>> START Data for the task

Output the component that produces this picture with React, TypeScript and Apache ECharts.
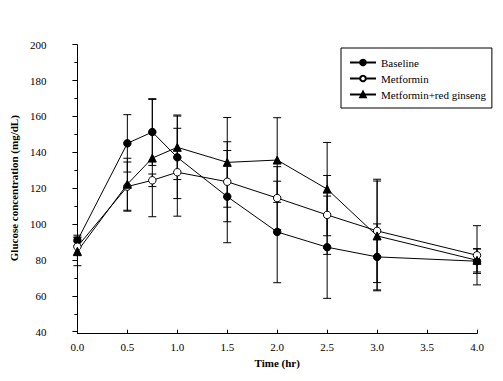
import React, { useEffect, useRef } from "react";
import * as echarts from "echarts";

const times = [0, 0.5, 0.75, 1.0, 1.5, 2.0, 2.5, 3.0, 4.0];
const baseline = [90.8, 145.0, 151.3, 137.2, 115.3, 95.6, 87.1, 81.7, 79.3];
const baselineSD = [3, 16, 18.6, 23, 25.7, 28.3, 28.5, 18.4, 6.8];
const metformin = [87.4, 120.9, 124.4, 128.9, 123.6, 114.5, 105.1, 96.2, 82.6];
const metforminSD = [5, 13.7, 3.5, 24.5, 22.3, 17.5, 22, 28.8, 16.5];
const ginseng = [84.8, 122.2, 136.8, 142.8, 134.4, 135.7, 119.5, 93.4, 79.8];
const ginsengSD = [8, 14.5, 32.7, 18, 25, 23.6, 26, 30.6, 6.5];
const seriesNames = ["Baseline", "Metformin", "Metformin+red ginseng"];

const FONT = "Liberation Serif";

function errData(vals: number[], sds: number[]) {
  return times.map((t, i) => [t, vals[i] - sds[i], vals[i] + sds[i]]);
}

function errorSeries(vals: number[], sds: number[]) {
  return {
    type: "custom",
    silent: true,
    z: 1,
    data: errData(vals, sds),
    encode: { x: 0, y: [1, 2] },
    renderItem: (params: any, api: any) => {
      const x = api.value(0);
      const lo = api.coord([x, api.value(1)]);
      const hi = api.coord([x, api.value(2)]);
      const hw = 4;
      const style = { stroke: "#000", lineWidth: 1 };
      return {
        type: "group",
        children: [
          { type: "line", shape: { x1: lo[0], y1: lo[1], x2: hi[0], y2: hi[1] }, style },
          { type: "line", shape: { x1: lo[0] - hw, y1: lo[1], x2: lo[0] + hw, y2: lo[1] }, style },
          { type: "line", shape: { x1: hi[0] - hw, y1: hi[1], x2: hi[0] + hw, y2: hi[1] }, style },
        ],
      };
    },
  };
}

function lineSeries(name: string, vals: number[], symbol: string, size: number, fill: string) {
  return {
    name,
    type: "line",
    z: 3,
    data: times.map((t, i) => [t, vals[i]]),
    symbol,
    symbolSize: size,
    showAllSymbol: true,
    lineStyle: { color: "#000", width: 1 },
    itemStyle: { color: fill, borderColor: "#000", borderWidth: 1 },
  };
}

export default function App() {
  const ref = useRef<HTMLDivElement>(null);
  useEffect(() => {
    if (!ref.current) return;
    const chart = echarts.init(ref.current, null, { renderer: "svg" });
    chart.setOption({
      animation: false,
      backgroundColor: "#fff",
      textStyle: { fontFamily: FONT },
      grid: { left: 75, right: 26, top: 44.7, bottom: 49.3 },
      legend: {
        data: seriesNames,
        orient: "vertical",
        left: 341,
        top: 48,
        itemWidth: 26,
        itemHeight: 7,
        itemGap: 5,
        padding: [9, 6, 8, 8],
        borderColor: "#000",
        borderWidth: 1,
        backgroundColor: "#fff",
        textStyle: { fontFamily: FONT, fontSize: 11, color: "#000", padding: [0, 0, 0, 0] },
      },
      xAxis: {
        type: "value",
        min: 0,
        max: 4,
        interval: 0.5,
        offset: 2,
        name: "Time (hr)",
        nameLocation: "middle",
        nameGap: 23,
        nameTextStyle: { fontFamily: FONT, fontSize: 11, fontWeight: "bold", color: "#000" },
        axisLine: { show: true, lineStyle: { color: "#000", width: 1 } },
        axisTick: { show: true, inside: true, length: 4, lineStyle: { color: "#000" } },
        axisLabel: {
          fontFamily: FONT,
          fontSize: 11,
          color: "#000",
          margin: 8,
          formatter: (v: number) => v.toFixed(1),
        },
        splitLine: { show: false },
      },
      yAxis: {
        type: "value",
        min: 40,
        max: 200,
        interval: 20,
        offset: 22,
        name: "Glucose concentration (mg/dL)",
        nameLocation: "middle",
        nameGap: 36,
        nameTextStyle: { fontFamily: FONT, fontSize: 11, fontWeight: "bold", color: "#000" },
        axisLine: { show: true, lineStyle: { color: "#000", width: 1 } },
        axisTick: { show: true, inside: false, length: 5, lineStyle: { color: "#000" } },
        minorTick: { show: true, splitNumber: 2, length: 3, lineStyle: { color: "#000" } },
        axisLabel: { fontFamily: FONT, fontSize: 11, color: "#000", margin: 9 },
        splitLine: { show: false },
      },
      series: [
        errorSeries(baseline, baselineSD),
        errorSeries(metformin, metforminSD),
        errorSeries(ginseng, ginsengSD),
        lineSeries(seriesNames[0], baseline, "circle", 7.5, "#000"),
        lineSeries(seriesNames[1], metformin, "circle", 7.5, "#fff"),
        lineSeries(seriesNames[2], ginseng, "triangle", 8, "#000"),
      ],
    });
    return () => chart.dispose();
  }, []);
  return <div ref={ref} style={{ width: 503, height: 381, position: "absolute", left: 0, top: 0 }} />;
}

>> END Data for the task
>> START Data for the task

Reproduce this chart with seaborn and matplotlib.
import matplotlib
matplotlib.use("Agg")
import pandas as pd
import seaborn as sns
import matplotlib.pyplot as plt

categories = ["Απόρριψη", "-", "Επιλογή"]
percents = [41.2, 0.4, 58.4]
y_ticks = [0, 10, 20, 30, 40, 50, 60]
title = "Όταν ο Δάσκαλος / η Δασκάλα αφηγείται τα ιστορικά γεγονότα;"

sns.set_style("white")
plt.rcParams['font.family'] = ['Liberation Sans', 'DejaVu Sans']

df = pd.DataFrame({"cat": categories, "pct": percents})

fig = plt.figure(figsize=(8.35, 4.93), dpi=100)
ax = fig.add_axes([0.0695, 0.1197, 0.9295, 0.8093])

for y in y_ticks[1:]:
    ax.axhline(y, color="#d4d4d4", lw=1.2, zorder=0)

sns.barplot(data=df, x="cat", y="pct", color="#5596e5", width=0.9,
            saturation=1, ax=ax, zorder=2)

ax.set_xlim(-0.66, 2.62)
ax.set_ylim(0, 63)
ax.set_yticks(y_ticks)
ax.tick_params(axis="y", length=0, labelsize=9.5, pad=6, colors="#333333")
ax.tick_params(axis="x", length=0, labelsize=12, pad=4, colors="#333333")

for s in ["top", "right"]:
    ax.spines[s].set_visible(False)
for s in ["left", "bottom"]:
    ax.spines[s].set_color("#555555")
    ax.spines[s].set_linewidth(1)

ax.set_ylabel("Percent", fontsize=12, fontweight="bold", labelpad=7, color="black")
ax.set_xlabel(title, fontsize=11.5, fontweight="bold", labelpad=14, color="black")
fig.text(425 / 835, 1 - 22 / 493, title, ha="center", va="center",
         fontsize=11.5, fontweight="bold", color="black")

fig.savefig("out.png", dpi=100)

>> END Data for the task

_Goal_. From the listing above, repeat only the lines between the line containing "Output the component" and the line containing "import * as", those two included. Pictures are not part of the copy.

_Exercise result_.
Output the component that produces this picture with React, TypeScript and Apache ECharts.
import React, { useEffect, useRef } from "react";
import * as echarts from "echarts";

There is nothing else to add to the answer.